Exercise
In the entries below, find the line containing "Recreate this image" and the line containing "var gridValues = [50,100,150,200,250];". Copy those two lines and everything between them exactly, without the pictures.

Entries with chart source code
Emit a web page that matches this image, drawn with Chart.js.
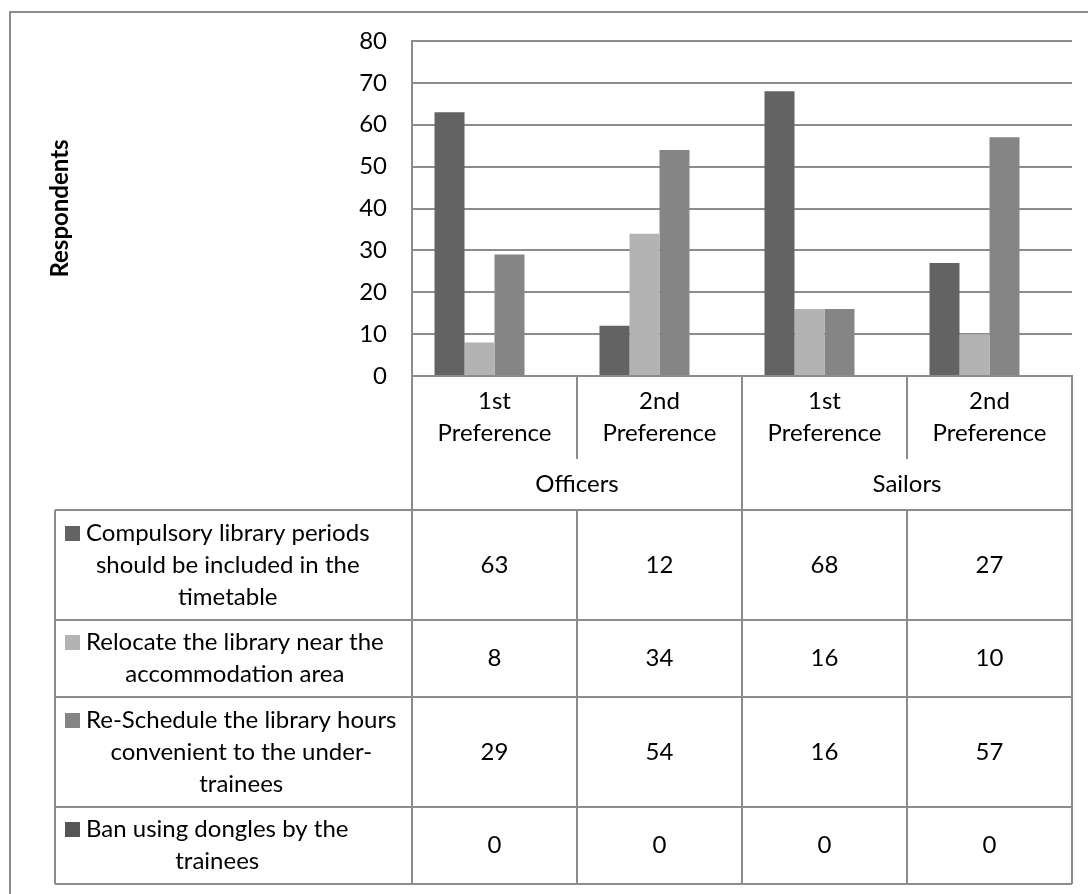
<!DOCTYPE html>
<html>
<head>
<meta charset="utf-8">
<script src="https://cdn.jsdelivr.net/npm/chart.js@4.4.1/dist/chart.umd.min.js"></script>
<style>
html,body{margin:0;padding:0;background:#ffffff;}
canvas{display:block;}
</style>
</head>
<body>
<canvas id="c" width="1088" height="894"></canvas>
<script>
// ---- data ----
const categories = [['1st','Preference'],['2nd','Preference'],['1st','Preference'],['2nd','Preference']];
const groups = ['Officers','Sailors'];
const groupSpan = 2;
const seriesLabels = [
  ['Compulsory library periods','should be included in the','timetable'],
  ['Relocate the library near the','accommodation area'],
  ['Re-Schedule the library hours','convenient to the under-','trainees'],
  ['Ban using dongles by the','trainees']
];
const compulsory = [63, 12, 68, 27];
const relocate   = [8, 34, 16, 10];
const reschedule = [29, 54, 16, 57];
const ban        = [0, 0, 0, 0];
const yMin = 0, yMax = 80, yStep = 10;
const yTitle = 'Respondents';

// ---- style ----
const seriesValues = [compulsory, relocate, reschedule, ban];
const seriesColors = ['#636363', '#b3b3b3', '#858585', '#565656'];
const LINE = '#8c8c8c';
const FONT_FAMILY = 'Lato, "Open Sans", sans-serif';
const FONT_SIZE = 24;
const LINE_H = 32;

const tablePlugin = {
  id: 'dataTable',
  afterDraw(chart) {
    const ctx = chart.ctx;
    const xs = chart.scales.x;
    const area = chart.chartArea;
    const colW = xs.getPixelForValue(1) - xs.getPixelForValue(0);
    const cols = categories.map((c, i) => [Math.round(xs.getPixelForValue(i) - colW / 2), Math.round(xs.getPixelForValue(i) + colW / 2)]);
    const tLeft = 55;
    const tRight = cols[cols.length - 1][1];
    const y0 = Math.round(area.bottom);
    const catBottom = y0 + 83;
    const grpBottom = catBottom + 51;
    const rowBottoms = [];
    let yy = grpBottom;
    seriesLabels.forEach(l => { yy += Math.round(l.length * 32.5 + 12); rowBottoms.push(yy); });
    const tBottom = rowBottoms[rowBottoms.length - 1];

    ctx.save();
    // outer frame
    ctx.strokeStyle = LINE;
    ctx.lineWidth = 2;
    ctx.beginPath();
    ctx.moveTo(10, 894); ctx.lineTo(10, 12); ctx.lineTo(1088, 12);
    ctx.stroke();

    // table lines
    ctx.beginPath();
    // left-most plot column boundary
    ctx.moveTo(cols[0][0], y0); ctx.lineTo(cols[0][0], tBottom);
    for (let i = 1; i < cols.length; i++) {
      const bx = cols[i][0];
      if (i % groupSpan === 0) {
        ctx.moveTo(bx, y0); ctx.lineTo(bx, tBottom);
      } else {
        ctx.moveTo(bx, y0); ctx.lineTo(bx, catBottom);
        ctx.moveTo(bx, grpBottom); ctx.lineTo(bx, tBottom);
      }
    }
    ctx.moveTo(tRight, y0); ctx.lineTo(tRight, tBottom);
    ctx.moveTo(tLeft, grpBottom); ctx.lineTo(tLeft, tBottom);
    ctx.moveTo(tLeft, grpBottom); ctx.lineTo(tRight, grpBottom);
    rowBottoms.forEach(b => { ctx.moveTo(tLeft, b); ctx.lineTo(tRight, b); });
    ctx.stroke();

    // texts
    ctx.fillStyle = '#000';
    ctx.font = FONT_SIZE + 'px ' + FONT_FAMILY;
    ctx.textBaseline = 'middle';
    ctx.textAlign = 'center';
    // category labels
    categories.forEach((lines, i) => {
      const cx = (cols[i][0] + cols[i][1]) / 2;
      const cy = (y0 + catBottom) / 2;
      lines.forEach((t, k) => ctx.fillText(t, cx, cy + (k - (lines.length - 1) / 2) * LINE_H));
    });
    // group labels
    groups.forEach((g, gi) => {
      const a = cols[gi * groupSpan][0];
      const b = cols[gi * groupSpan + groupSpan - 1][1];
      ctx.fillText(g, (a + b) / 2, (catBottom + grpBottom) / 2);
    });
    // series rows
    let top = grpBottom;
    seriesLabels.forEach((lines, s) => {
      const bottom = rowBottoms[s];
      const cy = (top + bottom) / 2;
      // legend key + text block
      const blockLeft = 86;
      const blockW = Math.max(...lines.map(t => ctx.measureText(t).width));
      lines.forEach((t, k) => {
        const ly = cy + (k - (lines.length - 1) / 2) * LINE_H;
        ctx.fillText(t, blockLeft + blockW / 2, ly);
        if (k === 0) {
          ctx.fillStyle = seriesColors[s];
          ctx.fillRect(65, Math.round(ly - 7.5), 15, 15);
          ctx.fillStyle = '#000';
        }
      });
      // values
      seriesValues[s].forEach((v, i) => {
        ctx.fillText(String(v), (cols[i][0] + cols[i][1]) / 2, cy);
      });
      top = bottom;
    });
    ctx.restore();
  }
};

new Chart(document.getElementById('c'), {
  type: 'bar',
  data: {
    labels: categories,
    datasets: seriesLabels.map((l, s) => ({
      label: l.join(' '),
      data: seriesValues[s],
      backgroundColor: seriesColors[s],
      borderWidth: 0,
      barPercentage: 1.0,
      categoryPercentage: 4 / 5.5
    }))
  },
  options: {
    responsive: false,
    animation: false,
    devicePixelRatio: 1,
    layout: { padding: { left: 0, right: 16, top: 41, bottom: 510 } },
    plugins: { legend: { display: false }, tooltip: { enabled: false } },
    scales: {
      x: {
        ticks: { display: false },
        grid: { display: false },
        border: { display: true, color: LINE, width: 2 }
      },
      y: {
        min: yMin, max: yMax,
        ticks: { stepSize: yStep, color: '#000', padding: 25, font: { family: FONT_FAMILY, size: FONT_SIZE } },
        grid: { color: LINE, lineWidth: 2, drawTicks: false },
        border: { display: true, color: LINE, width: 2 },
        title: { display: true, text: yTitle, color: '#000', font: { family: FONT_FAMILY, size: FONT_SIZE, weight: 'bold' }, padding: { top: 46, bottom: 0 } },
        afterFit(scale) { scale.width = 412; }
      }
    }
  },
  plugins: [tablePlugin]
});
</script>
</body>
</html>
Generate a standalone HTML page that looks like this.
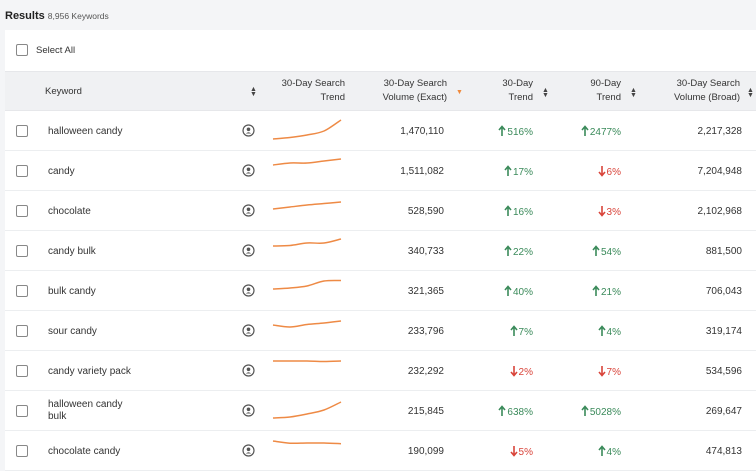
<!DOCTYPE html>
<html><head><meta charset="utf-8"><style>
*{box-sizing:border-box;margin:0;padding:0}
body{width:756px;height:470px;overflow:hidden;background:#f4f5f7;font-family:"Liberation Sans",sans-serif;color:#333;position:relative}
.abs{position:absolute}
.panel{position:absolute;left:5px;top:30px;width:751px;height:440px;background:#fff}
.cb{position:absolute;width:12px;height:12px;border:1px solid #888;border-radius:2px;background:#fff}
.hdr{position:absolute;left:5px;top:71px;width:751px;height:40px;background:#f0f1f3;border-top:1px solid #e6e7ea;border-bottom:1px solid #e6e7ea}
.ht{position:absolute;font-size:9.5px;line-height:14px;text-align:right;color:#333}
.row{position:absolute;left:5px;width:751px;height:40px;border-bottom:1.5px solid #eceef0}
.t{position:absolute;font-size:10px;line-height:12px;color:#333}
.r{text-align:right}
.sort{position:absolute;font-size:7px;line-height:5px;color:#444}
</style></head><body>
<div class="abs" style="left:5px;top:10px;font-size:11px;font-weight:bold;color:#222">Results <span style="font-weight:normal;font-size:8.5px;color:#555">8,956 Keywords</span></div>
<div class="panel"></div>
<div class="cb" style="left:16px;top:44px"></div>
<div class="t" style="left:36px;top:45px;font-size:9.5px">Select All</div>
<div class="hdr">
 <div class="ht" style="left:40px;top:13px;text-align:left">Keyword</div>
 <div class="sort" style="left:245px;top:15px">▲<br>▼</div>
 <div class="ht" style="right:411px;top:5px">30-Day Search<br>Trend</div>
 <div class="ht" style="right:309px;top:5px">30-Day Search<br>Volume (Exact)</div>
 <div class="sort" style="left:451px;top:18px;color:#f08a3c">▼</div>
 <div class="ht" style="right:223px;top:5px">30-Day<br>Trend</div>
 <div class="sort" style="left:537px;top:16px">▲<br>▼</div>
 <div class="ht" style="right:135px;top:5px">90-Day<br>Trend</div>
 <div class="sort" style="left:625px;top:16px">▲<br>▼</div>
 <div class="ht" style="right:16px;top:5px">30-Day Search<br>Volume (Broad)</div>
 <div class="sort" style="left:742px;top:16px">▲<br>▼</div>
</div>
<div id="rows"></div>
<script>
const keywords=["halloween candy","candy","chocolate","candy bulk","bulk candy","sour candy","candy variety pack","halloween candy<br>bulk","chocolate candy"];
const exact=["1,470,110","1,511,082","528,590","340,733","321,365","233,796","232,292","215,845","190,099"];
const trend30=[516,17,16,22,40,7,-2,638,-5];
const trend90=[2477,-6,-3,54,21,4,-7,5028,4];
const broad=["2,217,328","7,204,948","2,102,968","881,500","706,043","319,174","534,596","269,647","474,813"];
const spark=[[1,2.5,5,9,20],[15,17,17,19,21],[11,13,15,16.5,18],[14,14.5,17,17,21],[11,12,14,19,19.5],[15,13,15.5,17,19],[19,19,19,18.5,19],[2,3,6,10,18],[19,16.8,17,17,16.3]];
const rows=document.getElementById('rows');
function sx(i,n){return 2+i*(68/(n-1));}
function sy(v){return 29-v;}
function arrow(v){const c=v>=0?'#3a8a5a':'#d9443a';const d=v>=0?'M4 11V2M1 5L4 1.5L7 5':'M4 1V10M1 7L4 10.5L7 7';return '<svg width="8" height="12" style="vertical-align:-2px;margin-right:1px"><path d="'+d+'" stroke="'+c+'" stroke-width="1.6" fill="none"/></svg><span style="color:'+c+'">'+Math.abs(v)+'%</span>';}
keywords.forEach((k,i)=>{
 const top=111+i*40;
 const r=document.createElement('div');r.className='row';r.style.top=top+'px';
 
 
 const p=spark[i].map((v,j)=>[sx(j,spark[i].length),sy(v)]);
 let d='M'+p[0][0]+' '+p[0][1];
 for(let j=0;j<p.length-1;j++){
  const p0=p[Math.max(0,j-1)],p1=p[j],p2=p[j+1],p3=p[Math.min(p.length-1,j+2)];
  const c1=[p1[0]+(p2[0]-p0[0])/6,p1[1]+(p2[1]-p0[1])/6];
  const c2=[p2[0]-(p3[0]-p1[0])/6,p2[1]-(p3[1]-p1[1])/6];
  d+=' C'+c1[0]+' '+c1[1]+' '+c2[0]+' '+c2[1]+' '+p2[0]+' '+p2[1];
 }
 const two=k.includes('<br>');
 r.innerHTML='<div class="cb" style="left:11px;top:14px"></div>'+
 '<div class="t" style="left:43px;top:'+(two?8:15)+'px">'+k+'</div>'+
 '<svg class="abs" style="left:237px;top:13px" width="13" height="13"><circle cx="6.5" cy="6.5" r="5.5" fill="none" stroke="#555" stroke-width="1.2"/><circle cx="6.5" cy="5.3" r="1.8" fill="#555"/><path d="M3.8 9.5Q6.5 7 9.2 9.5" fill="#555"/></svg>'+
 '<svg class="abs" style="left:266px;top:0" width="74" height="40"><path d="'+d+'" fill="none" stroke="#ee8a45" stroke-width="1.5"/></svg>'+
 '<div class="t r" style="right:312px;top:15px">'+exact[i]+'</div>'+
 '<div class="t r" style="right:223px;top:14px">'+arrow(trend30[i])+'</div>'+
 '<div class="t r" style="right:135px;top:14px">'+arrow(trend90[i])+'</div>'+
 '<div class="t r" style="right:14px;top:15px">'+broad[i]+'</div>';
 rows.appendChild(r);
});
</script>
</body></html>
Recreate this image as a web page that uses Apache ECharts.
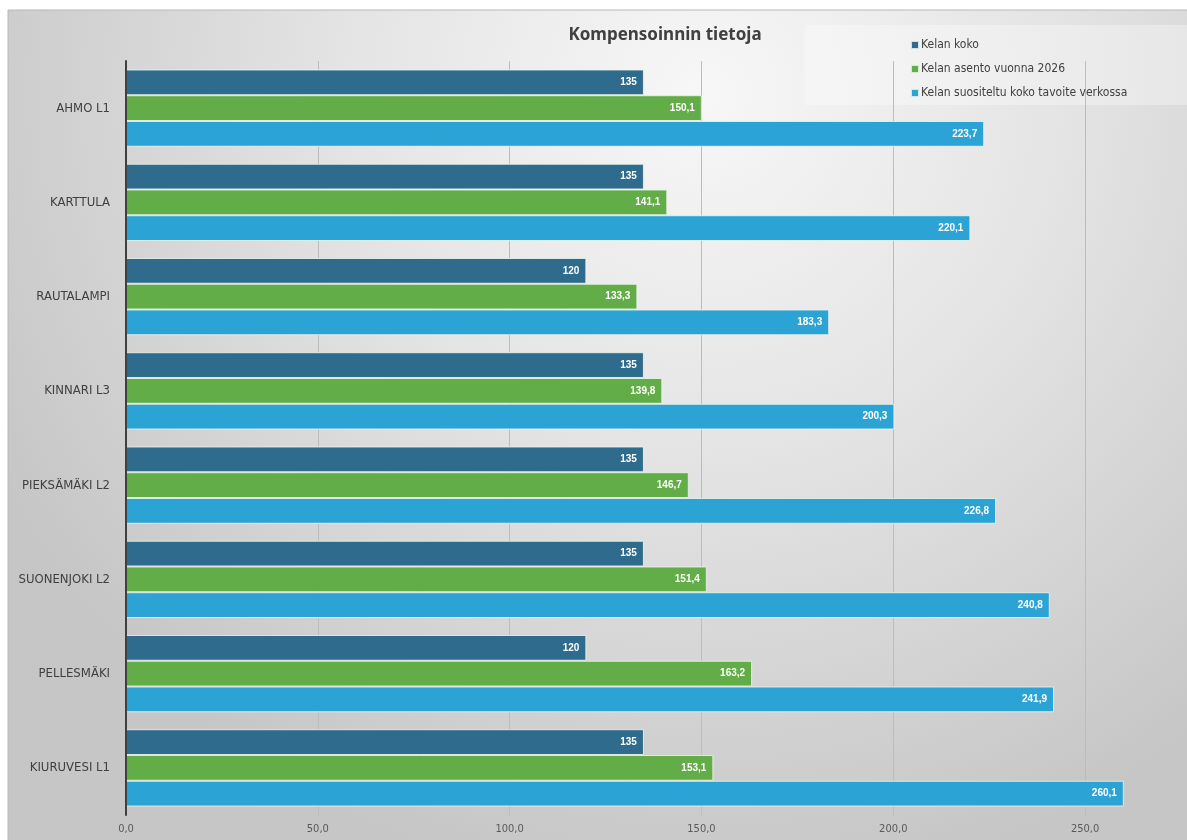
<!DOCTYPE html>
<html>
<head>
<meta charset="utf-8">
<script src="https://cdn.jsdelivr.net/npm/echarts@6/dist/echarts.min.js"></script>
<style>
html,body{margin:0;padding:0;background:#fff;}
#c{width:1187px;height:840px;}
</style>
</head>
<body>
<div id="c"></div>
<script>
var categories = ['AHMO L1','KARTTULA','RAUTALAMPI','KINNARI L3','PIEKSÄMÄKI L2','SUONENJOKI L2','PELLESMÄKI','KIURUVESI L1'];
var seriesNames = ['Kelan koko','Kelan asento vuonna 2026','Kelan suositeltu koko tavoite verkossa'];
var kelanKoko = [135,135,120,135,135,135,120,135];
var kelanAsento = [150.1,141.1,133.3,139.8,146.7,151.4,163.2,153.1];
var kelanSuositeltu = [223.7,220.1,183.3,200.3,226.8,240.8,241.9,260.1];
var colors = ['#2f6b8c','#62ad47','#2ba3d5'];
var xTicks = {min:0, max:275, interval:50};
var gridValues = [50,100,150,200,250];

var chart = echarts.init(document.getElementById('c'));
function fmt(v){ return String(v).replace('.', ','); }
function mk(name, data, color){
  return {
    name: name, type: 'bar', data: data, barGap: '0%', barCategoryGap: '18%', z: 3,
    itemStyle: {color: color, borderColor: 'rgba(235,245,235,0.85)', borderWidth: 1},
    label: {show: true, position: 'insideRight', distance: 7, color: '#fff', fontWeight: 'bold',
      fontSize: 10, fontFamily: 'Liberation Sans, Arial, sans-serif',
      formatter: function(p){ return fmt(p.value); }}
  };
}
chart.setOption({
  animation: false,
  color: colors,
  graphic: [
    {type:'rect', z:-10, silent:true, shape:{x:8,y:10,width:1200,height:840},
      style:{fill:{type:'radial', x:0.58, y:0.1, r:0.95, colorStops:[
        {offset:0,color:'#f7f7f7'},{offset:0.45,color:'#e4e4e4'},{offset:1,color:'#c6c6c6'}]},
        stroke:'#b8b8b8', lineWidth:1}},
    {type:'rect', z:-9, silent:true, shape:{x:805,y:25,width:400,height:80},
      style:{fill:'rgba(255,255,255,0.32)'}}
  ],
  title: {text: 'Kompensoinnin tietoja', left: 660, top: 22, textAlign: 'center',
    textStyle: {fontSize: 17, fontWeight: 'bold', color: '#404040', fontFamily: 'Noto Sans, sans-serif'}},
  legend: {orient: 'vertical', left: 905, top: 34, itemWidth: 8, itemHeight: 8, itemGap: 12,
    icon: 'rect', data: seriesNames,
    textStyle: {fontSize: 12, color: '#404040', fontFamily: 'Liberation Sans Narrow, DejaVu Sans Condensed, sans-serif', padding:[0,0,0,-3]}},
  grid: {left: 126, right: 6, top: 61, bottom: 25, containLabel: false},
  xAxis: {type: 'value', min: xTicks.min, max: xTicks.max, interval: xTicks.interval,
    axisLine: {show: false}, axisTick: {show: false},
    splitLine: {show: false},
    axisLabel: {color: '#595959', fontSize: 11, margin: 9, showMaxLabel: false, fontFamily: 'Liberation Sans Narrow, DejaVu Sans Condensed, sans-serif',
      formatter: function(v){ return v % 50 === 0 ? v.toFixed(1).replace('.', ',') : ''; }}},
  yAxis: {type: 'category', data: categories, inverse: true, z: 6,
    axisLine: {show: true, lineStyle: {color: '#404040', width: 2}}, axisTick: {show: false},
    axisLabel: {color: '#404040', fontSize: 13, margin: 16, fontFamily: 'Liberation Sans Narrow, DejaVu Sans Condensed, sans-serif'}},
  series: [
    {name: 'grid', type: 'line', data: [], z: 1, silent: true,
      markLine: {silent: true, z: 1, symbol: 'none', label: {show: false}, animation: false,
        lineStyle: {color: '#bcbcbc', type: 'solid', width: 1},
        data: gridValues.map(function(v){ return {xAxis: v}; })}},
    mk(seriesNames[0], kelanKoko, colors[0]),
    mk(seriesNames[1], kelanAsento, colors[1]),
    mk(seriesNames[2], kelanSuositeltu, colors[2])
  ]
});
</script>
</body>
</html>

Worked solution
Recreate this image as a web page that uses Apache ECharts.
<!DOCTYPE html>
<html>
<head>
<meta charset="utf-8">
<script src="https://cdn.jsdelivr.net/npm/echarts@6/dist/echarts.min.js"></script>
<style>
html,body{margin:0;padding:0;background:#fff;}
#c{width:1187px;height:840px;}
</style>
</head>
<body>
<div id="c"></div>
<script>
var categories = ['AHMO L1','KARTTULA','RAUTALAMPI','KINNARI L3','PIEKSÄMÄKI L2','SUONENJOKI L2','PELLESMÄKI','KIURUVESI L1'];
var seriesNames = ['Kelan koko','Kelan asento vuonna 2026','Kelan suositeltu koko tavoite verkossa'];
var kelanKoko = [135,135,120,135,135,135,120,135];
var kelanAsento = [150.1,141.1,133.3,139.8,146.7,151.4,163.2,153.1];
var kelanSuositeltu = [223.7,220.1,183.3,200.3,226.8,240.8,241.9,260.1];
var colors = ['#2f6b8c','#62ad47','#2ba3d5'];
var xTicks = {min:0, max:275, interval:50};
var gridValues = [50,100,150,200,250];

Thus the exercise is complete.